• [Work instructions] Return each line of the records holding the string "this".

• [Source data]
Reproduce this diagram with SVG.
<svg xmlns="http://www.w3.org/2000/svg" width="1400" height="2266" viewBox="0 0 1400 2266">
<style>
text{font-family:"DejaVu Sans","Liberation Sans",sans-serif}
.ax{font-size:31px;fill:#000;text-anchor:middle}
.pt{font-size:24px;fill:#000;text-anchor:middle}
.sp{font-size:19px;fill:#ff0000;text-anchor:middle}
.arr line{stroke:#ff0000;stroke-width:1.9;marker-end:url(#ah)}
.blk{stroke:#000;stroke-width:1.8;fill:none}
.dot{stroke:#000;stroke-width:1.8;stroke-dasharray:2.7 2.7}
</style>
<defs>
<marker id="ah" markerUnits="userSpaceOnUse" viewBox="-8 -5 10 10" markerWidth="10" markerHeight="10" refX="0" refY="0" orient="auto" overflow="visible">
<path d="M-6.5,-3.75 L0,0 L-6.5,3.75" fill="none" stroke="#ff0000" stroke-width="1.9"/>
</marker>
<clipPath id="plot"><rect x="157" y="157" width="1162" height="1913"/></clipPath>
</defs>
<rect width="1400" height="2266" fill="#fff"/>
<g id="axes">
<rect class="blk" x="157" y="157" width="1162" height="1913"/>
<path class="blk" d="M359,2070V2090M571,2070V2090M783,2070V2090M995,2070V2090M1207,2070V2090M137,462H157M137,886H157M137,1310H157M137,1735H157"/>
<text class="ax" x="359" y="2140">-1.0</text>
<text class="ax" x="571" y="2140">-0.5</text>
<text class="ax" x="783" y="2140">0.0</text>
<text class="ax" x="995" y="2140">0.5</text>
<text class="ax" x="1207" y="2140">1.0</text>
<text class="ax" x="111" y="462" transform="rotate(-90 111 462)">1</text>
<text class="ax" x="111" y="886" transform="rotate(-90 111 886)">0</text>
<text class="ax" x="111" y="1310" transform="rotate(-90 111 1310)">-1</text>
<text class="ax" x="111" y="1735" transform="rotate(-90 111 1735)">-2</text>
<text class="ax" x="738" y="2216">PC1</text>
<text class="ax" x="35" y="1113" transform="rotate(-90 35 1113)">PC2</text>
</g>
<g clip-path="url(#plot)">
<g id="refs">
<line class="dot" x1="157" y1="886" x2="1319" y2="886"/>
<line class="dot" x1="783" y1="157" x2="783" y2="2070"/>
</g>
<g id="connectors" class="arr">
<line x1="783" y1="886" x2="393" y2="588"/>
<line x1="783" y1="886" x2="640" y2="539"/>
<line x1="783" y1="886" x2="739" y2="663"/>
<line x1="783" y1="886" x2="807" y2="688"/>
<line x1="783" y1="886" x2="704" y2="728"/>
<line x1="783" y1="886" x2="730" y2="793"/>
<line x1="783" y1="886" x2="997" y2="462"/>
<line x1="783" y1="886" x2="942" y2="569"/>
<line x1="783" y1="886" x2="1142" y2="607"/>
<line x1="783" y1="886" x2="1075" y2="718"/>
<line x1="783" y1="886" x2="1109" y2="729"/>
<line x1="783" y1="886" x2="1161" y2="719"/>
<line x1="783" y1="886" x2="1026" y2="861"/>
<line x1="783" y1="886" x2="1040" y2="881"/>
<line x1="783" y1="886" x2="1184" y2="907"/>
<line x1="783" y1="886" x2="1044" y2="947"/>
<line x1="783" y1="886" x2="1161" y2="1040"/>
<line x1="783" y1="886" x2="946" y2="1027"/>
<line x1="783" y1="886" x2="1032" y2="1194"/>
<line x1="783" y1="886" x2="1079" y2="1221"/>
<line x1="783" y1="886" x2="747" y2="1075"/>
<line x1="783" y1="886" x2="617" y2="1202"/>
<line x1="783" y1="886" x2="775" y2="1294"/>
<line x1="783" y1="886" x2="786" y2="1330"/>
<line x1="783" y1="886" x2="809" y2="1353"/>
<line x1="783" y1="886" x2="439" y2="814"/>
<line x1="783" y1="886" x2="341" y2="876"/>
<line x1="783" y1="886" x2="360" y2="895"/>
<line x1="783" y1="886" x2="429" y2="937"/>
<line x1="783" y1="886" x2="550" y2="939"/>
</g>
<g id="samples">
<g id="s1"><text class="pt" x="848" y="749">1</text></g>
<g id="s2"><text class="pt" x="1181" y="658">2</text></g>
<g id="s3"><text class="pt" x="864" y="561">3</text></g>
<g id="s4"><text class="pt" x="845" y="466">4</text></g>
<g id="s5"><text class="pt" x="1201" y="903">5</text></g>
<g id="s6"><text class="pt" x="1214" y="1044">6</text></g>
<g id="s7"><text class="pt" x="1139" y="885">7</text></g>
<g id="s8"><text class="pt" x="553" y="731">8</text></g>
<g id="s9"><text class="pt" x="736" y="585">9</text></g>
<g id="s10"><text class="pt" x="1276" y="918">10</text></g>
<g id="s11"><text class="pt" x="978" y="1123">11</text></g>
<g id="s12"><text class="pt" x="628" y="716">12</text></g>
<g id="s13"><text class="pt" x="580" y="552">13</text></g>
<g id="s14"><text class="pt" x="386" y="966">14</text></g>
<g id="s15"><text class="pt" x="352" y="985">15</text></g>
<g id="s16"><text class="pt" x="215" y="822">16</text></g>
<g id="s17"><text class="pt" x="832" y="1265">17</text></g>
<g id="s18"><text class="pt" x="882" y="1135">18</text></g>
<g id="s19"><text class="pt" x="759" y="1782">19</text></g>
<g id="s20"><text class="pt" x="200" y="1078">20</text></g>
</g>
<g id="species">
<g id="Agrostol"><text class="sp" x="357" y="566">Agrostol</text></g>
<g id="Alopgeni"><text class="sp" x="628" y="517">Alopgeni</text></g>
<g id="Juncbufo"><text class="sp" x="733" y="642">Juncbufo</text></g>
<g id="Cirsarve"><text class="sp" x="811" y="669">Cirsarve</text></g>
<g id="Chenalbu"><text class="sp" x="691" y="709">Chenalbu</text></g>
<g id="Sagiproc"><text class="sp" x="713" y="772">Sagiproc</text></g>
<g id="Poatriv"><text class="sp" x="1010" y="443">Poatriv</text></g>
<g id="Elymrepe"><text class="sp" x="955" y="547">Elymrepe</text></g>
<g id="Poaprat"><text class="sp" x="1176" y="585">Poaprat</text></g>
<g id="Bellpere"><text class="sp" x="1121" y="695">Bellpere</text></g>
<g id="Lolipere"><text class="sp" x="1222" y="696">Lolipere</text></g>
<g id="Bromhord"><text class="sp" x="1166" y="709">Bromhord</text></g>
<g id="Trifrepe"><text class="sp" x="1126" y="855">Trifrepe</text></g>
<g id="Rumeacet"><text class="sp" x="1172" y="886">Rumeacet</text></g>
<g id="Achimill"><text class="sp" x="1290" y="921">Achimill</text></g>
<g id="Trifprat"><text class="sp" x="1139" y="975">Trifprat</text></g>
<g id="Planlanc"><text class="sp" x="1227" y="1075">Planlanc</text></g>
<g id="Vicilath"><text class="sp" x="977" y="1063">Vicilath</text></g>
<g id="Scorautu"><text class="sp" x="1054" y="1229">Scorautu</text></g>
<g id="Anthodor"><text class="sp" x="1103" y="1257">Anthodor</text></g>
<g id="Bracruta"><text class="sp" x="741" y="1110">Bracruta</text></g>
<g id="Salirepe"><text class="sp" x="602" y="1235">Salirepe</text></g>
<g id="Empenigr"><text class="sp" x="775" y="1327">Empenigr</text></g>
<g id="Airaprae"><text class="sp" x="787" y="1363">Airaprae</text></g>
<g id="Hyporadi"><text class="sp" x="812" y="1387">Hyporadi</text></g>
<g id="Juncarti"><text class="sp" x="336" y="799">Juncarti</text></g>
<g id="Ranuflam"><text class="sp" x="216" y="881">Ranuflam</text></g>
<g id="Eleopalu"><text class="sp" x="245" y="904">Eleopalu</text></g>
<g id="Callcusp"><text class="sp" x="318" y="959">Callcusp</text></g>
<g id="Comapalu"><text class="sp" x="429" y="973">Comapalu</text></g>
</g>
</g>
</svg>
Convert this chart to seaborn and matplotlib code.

• [Exercise result]
Reproduce this diagram with SVG.
Convert this chart to seaborn and matplotlib code.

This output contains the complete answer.